Provided data ->

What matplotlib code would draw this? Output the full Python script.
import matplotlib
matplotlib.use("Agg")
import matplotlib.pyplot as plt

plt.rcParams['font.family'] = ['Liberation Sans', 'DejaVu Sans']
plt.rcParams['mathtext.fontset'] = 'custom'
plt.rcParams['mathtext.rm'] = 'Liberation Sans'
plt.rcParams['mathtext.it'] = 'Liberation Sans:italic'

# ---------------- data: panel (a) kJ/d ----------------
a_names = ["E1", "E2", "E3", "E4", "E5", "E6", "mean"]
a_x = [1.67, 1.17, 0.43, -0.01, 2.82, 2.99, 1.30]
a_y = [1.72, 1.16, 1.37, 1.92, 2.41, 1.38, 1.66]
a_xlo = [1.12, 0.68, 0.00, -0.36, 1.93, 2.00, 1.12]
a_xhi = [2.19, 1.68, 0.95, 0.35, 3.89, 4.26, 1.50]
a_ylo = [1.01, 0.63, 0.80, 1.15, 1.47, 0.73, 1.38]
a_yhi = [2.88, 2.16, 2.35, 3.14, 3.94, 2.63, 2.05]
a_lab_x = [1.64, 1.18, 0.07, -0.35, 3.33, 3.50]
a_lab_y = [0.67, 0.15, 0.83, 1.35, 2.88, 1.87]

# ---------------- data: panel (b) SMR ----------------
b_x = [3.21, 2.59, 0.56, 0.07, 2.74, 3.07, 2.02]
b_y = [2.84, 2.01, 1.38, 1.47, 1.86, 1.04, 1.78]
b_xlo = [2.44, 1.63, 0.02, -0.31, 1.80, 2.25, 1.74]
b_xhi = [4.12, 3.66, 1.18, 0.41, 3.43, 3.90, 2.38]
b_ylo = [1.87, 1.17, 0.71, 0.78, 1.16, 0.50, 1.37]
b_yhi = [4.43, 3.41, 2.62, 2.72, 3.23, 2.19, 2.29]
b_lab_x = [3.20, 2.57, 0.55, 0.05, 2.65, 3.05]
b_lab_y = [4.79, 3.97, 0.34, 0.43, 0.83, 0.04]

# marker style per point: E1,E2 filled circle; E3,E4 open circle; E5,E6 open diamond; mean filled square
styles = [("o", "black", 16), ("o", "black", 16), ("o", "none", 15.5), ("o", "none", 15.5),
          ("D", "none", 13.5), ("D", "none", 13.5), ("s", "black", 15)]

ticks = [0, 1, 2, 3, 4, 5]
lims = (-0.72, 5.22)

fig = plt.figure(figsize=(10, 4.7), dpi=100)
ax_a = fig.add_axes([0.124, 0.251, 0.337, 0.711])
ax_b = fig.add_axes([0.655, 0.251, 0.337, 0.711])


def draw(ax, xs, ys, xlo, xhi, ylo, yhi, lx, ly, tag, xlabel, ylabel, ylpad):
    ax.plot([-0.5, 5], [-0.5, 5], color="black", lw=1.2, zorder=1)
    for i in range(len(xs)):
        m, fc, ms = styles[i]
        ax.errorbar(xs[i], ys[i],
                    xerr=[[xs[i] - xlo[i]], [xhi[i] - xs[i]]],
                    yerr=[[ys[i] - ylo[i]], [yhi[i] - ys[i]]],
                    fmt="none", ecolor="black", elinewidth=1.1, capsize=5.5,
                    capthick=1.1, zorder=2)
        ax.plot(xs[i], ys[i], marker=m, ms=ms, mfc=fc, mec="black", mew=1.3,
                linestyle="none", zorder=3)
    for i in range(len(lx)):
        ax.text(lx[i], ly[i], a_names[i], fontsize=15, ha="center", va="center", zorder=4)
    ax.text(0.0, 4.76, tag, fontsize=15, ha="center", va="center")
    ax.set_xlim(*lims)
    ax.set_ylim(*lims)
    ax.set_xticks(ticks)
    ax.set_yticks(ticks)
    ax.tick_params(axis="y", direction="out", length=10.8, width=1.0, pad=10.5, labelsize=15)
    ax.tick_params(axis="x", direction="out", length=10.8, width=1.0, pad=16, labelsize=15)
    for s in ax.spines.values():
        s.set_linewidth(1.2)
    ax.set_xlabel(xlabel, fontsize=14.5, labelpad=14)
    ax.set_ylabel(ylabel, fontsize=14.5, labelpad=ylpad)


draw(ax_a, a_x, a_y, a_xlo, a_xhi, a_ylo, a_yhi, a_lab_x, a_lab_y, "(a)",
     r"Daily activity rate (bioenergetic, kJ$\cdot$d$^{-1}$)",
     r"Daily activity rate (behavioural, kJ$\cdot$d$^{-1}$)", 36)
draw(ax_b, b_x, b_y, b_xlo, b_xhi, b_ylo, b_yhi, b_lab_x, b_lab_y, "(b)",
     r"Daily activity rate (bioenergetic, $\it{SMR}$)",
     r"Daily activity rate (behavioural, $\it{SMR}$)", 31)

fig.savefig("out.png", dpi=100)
--
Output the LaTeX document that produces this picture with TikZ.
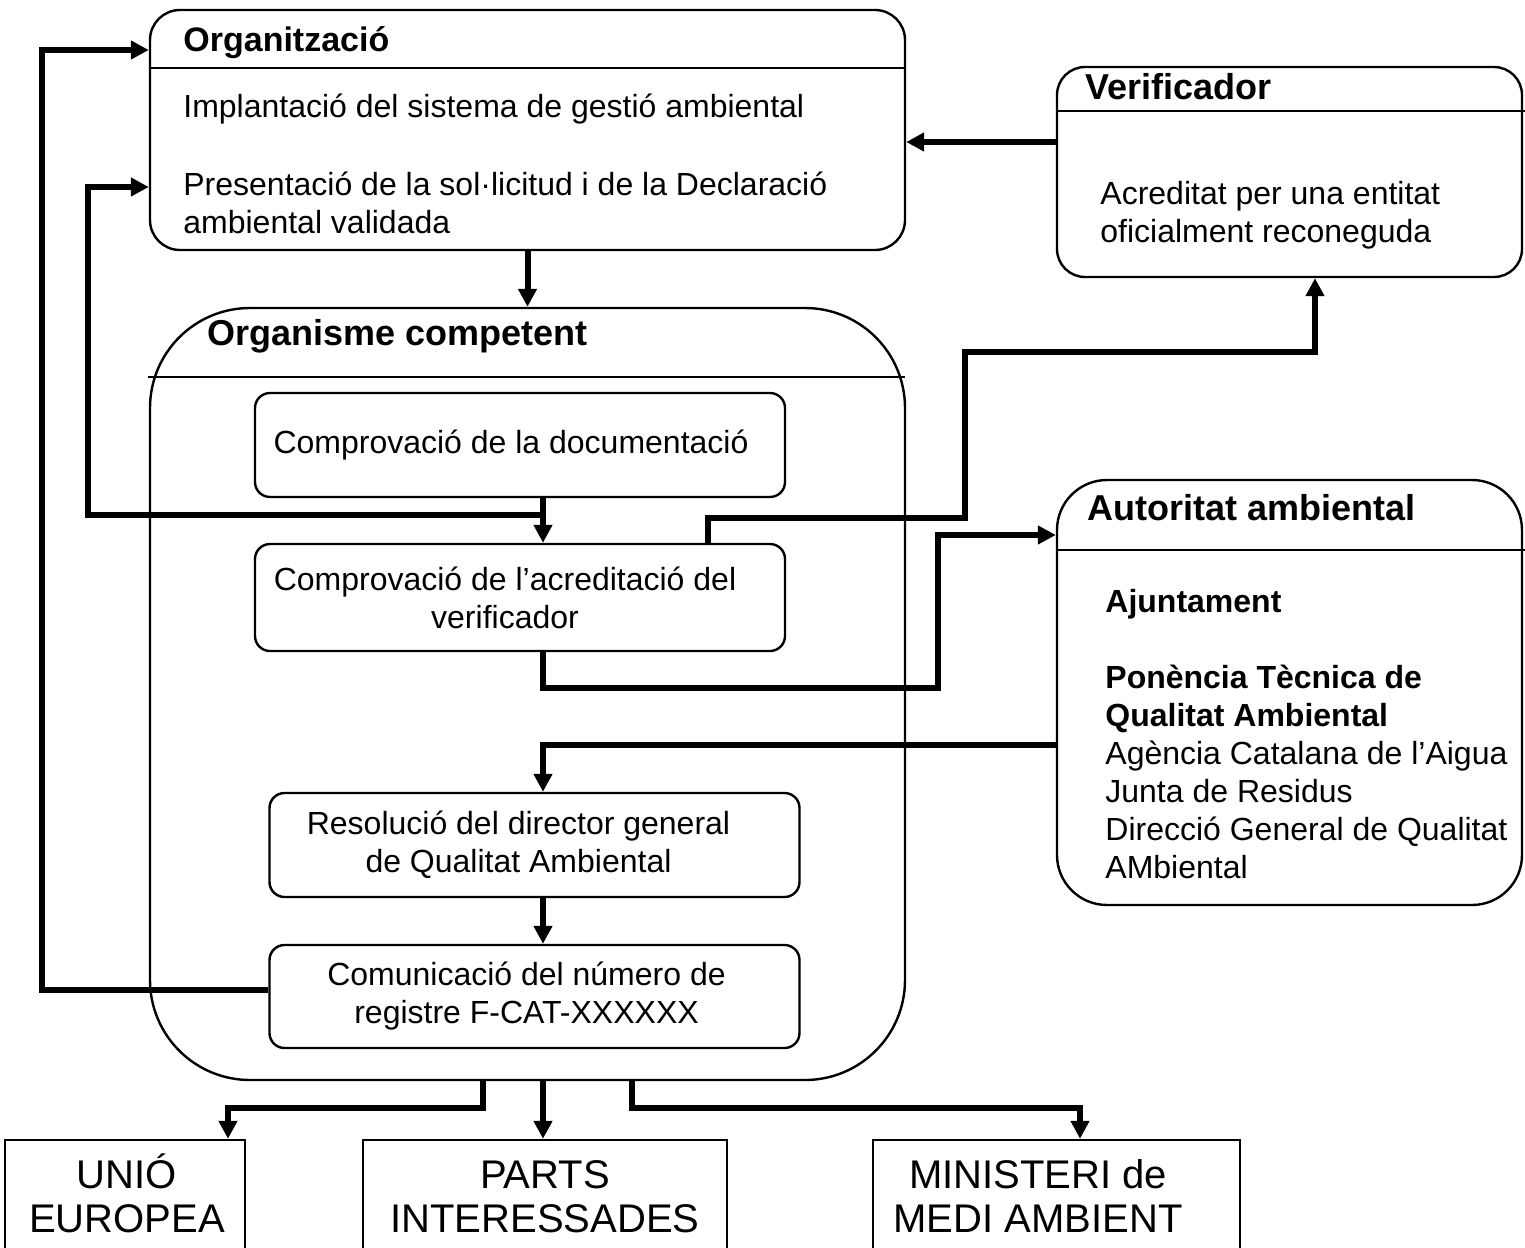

What is required ->
Read the data above. Pull out each line in which the string "draw" appears.

Solution for this problem ->
What matplotlib code would draw this? Output the full Python script.
def draw(ax, xs, ys, xlo, xhi, ylo, yhi, lx, ly, tag, xlabel, ylabel, ylpad):
draw(ax_a, a_x, a_y, a_xlo, a_xhi, a_ylo, a_yhi, a_lab_x, a_lab_y, "(a)",
draw(ax_b, b_x, b_y, b_xlo, b_xhi, b_ylo, b_yhi, b_lab_x, b_lab_y, "(b)",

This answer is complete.